The Forward Cabin. We had to order a new mattress because the one we had put up with since St. Thomas in 2014 was a piece of crap and I threw it out when we moved off the boat in May. Irma messed with our schedule when we moved back aboard, so we moved into the forward cabin where there is a lovely firm foam mattress in a double-narrowing-to-smaller-than-twin bed. One person (that would be me) sleeps against the hull (wall to you landlubbers) and the other can somewhat more easily get in and out. On good nights, I would get up when EW did, trot to the head after him, and then he would wait and crawl into bed behind me. On other nights, or when I woke up earlier than he did (pretty much every damn day, lately) I had to crawl out.
Remember the Sean Connery and Catherine Zeta-Jones movie, “Entrapment”. This was kind of what I had to do to get out of the bed, only instead of going under laser beams, I had to go over EW.
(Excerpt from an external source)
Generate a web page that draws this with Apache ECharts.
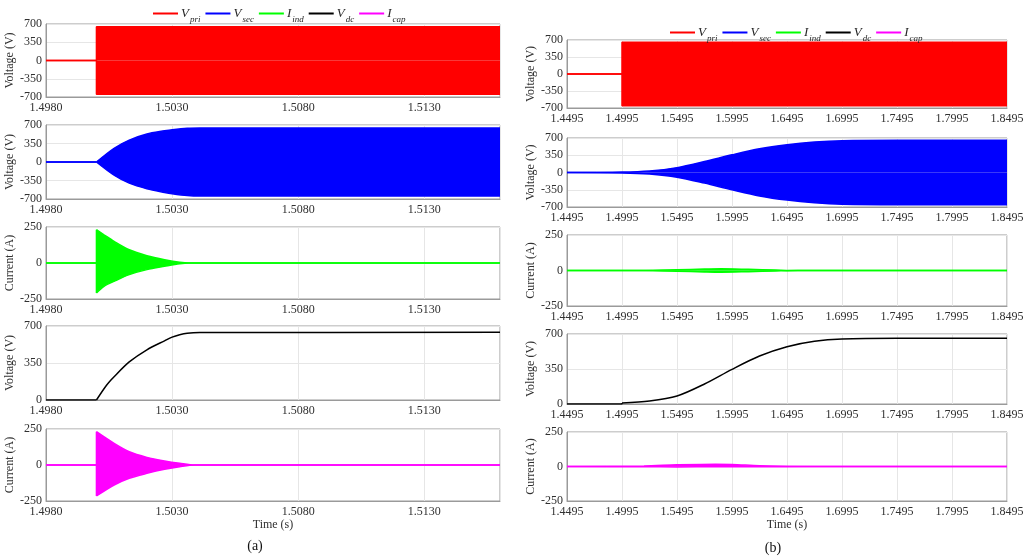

I am not as agile, thin, or flexible as CZ-J but a video of my efforts would have been entertaining if you like slapstick. First I tried simply placing a leg over top of EW and lifting myself over. That rarely worked. So, channeling my inner Catherine Zeta-Jones, I stayed on my tiny portion of the bed and rose into a crouch, stepping over EW. I actually achieved success with this to the point that when he got up an hour or so later he’d say, “How did you get out of bed?” Wish I’d told him I went up through the hatch.
I’ve never actually noticed this before because – well—sleeping, but EW sometimes sleeps with one foot on the bed and his bent knee becomes an obstacle. I first realized this when I hit that obstacle in the night, startling both of us. (EW is funny when startled from a deep sleep, and my inevitable giggles do not amuse him.)
But the final indignity occurred during our last night in the forward cabin. I softly rose to my feet, hunched over so I could clear the cabin top (ceiling to landlubbers), and then slowly and artistically (again channeling CZ-J) I lifted my right leg and brought it to the edge of the bed outside of EW. I missed my handhold, bumped my left foot into EW, spun a quarter turn and ended up curled in the fetal position at his feet. He was concerned I had been injured, but I only damaged my dignity and she’s used to it by now. Sean Connery would have probably killed me.
So for those of you who agree to visit and sleep in the forward cabin, we know. We truly do know that two people staying up there so they can see us is an act of love. Also, if we hear strange noises we won’t automatically assume fun.